__TASK BRIEF__:
Copy each line of the data below with the word "that".

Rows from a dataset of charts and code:
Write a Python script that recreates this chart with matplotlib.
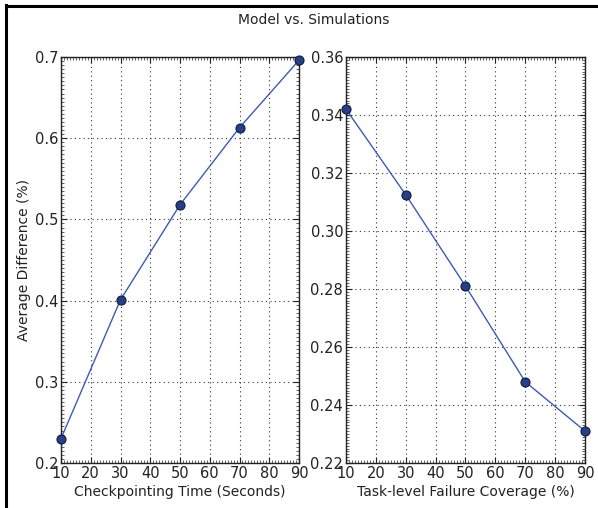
import numpy as np
import matplotlib
matplotlib.use("Agg")
import matplotlib.pyplot as plt
from matplotlib.ticker import MultipleLocator
from matplotlib.lines import Line2D

plt.rcParams['font.family'] = ['DejaVu Sans']

# data
ckpt_time = [10, 30, 50, 70, 90]
ckpt_diff = [0.230, 0.401, 0.518, 0.613, 0.696]

coverage = [10, 30, 50, 70, 90]
coverage_diff = [0.342, 0.3125, 0.281, 0.248, 0.231]

line_col = '#3a5cb4'
marker_col = '#25408a'


def style_ax(ax, ylo, yhi, ystep, yminor):
    ax.set_xlim(10, 90)
    ax.set_ylim(ylo, yhi)
    ax.xaxis.set_major_locator(MultipleLocator(10))
    ax.xaxis.set_minor_locator(MultipleLocator(1))
    ax.yaxis.set_major_locator(MultipleLocator(ystep))
    ax.yaxis.set_minor_locator(MultipleLocator(yminor))
    ax.tick_params(which='both', direction='in', top=True, right=True,
                   labelsize=10.5, colors='#222222')
    ax.tick_params(which='major', length=4, width=0.8, pad=2)
    ax.tick_params(which='minor', length=2, width=0.5)
    ax.grid(True, which='major', linestyle=(0, (1, 3)), color='#333333', linewidth=0.8)
    for s in ax.spines.values():
        s.set_linewidth(1.0)
        s.set_color('#222222')


fig = plt.figure(figsize=(5.98, 5.08), dpi=100)
W, H = 598.0, 508.0

ax1 = fig.add_axes([61 / W, 1 - 463 / H, 238 / W, 406 / H])
ax2 = fig.add_axes([346 / W, 1 - 463 / H, 239 / W, 406 / H])

ax1.plot(ckpt_time, ckpt_diff, '-o', color=line_col, lw=1.0,
         markersize=6.5, markerfacecolor=marker_col, markeredgecolor='#0f1a3a',
         markeredgewidth=0.8, clip_on=False, zorder=3)
style_ax(ax1, 0.2, 0.7, 0.1, 0.005)
ax1.set_xlabel('Checkpointing Time (Seconds)', fontsize=10, color='#222222', labelpad=3)
ax1.set_ylabel('Average Difference (%)', fontsize=10, color='#222222', labelpad=3)

ax2.plot(coverage, coverage_diff, '-o', color=line_col, lw=1.0,
         markersize=6.5, markerfacecolor=marker_col, markeredgecolor='#0f1a3a',
         markeredgewidth=0.8, clip_on=False, zorder=3)
style_ax(ax2, 0.22, 0.36, 0.02, 0.001)
ax2.set_xlabel('Task-level Failure Coverage (%)', fontsize=10, color='#222222', labelpad=3)

fig.suptitle('Model vs. Simulations', x=314 / W, y=1 - 20 / H, va='center',
             fontsize=10, color='#222222')

# frame edges visible in the reference crop
fig.add_artist(Line2D([6 / W, 6 / W], [0, 1 - 5 / H], color='black', lw=2.2))
fig.add_artist(Line2D([6 / W, 1], [1 - 6 / H, 1 - 6 / H], color='black', lw=2.2))

fig.savefig('out.png', dpi=100)
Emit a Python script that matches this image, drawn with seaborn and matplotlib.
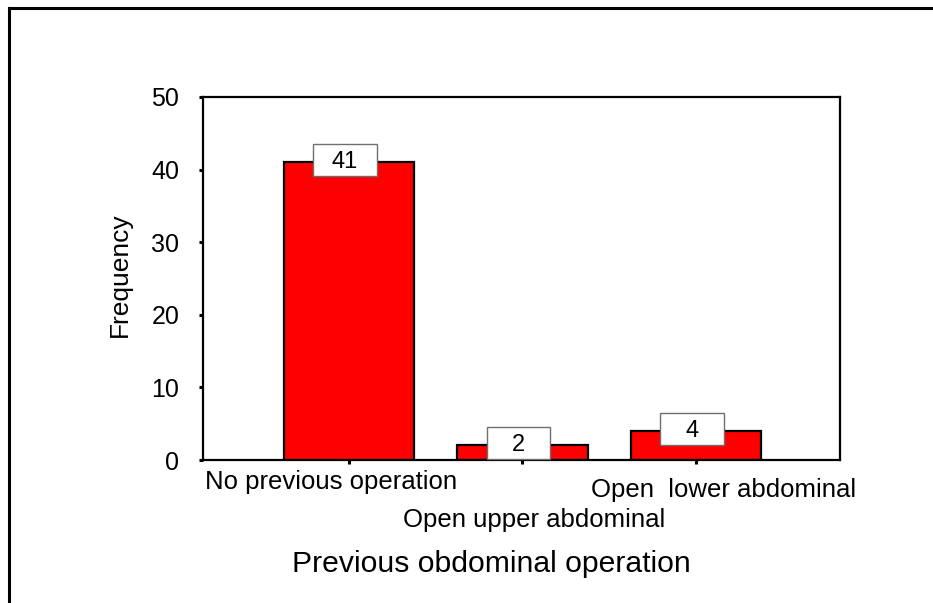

__SOLUTION FOR THIS TASK__:
Write a Python script that recreates this chart with matplotlib.
Emit a Python script that matches this image, drawn with seaborn and matplotlib.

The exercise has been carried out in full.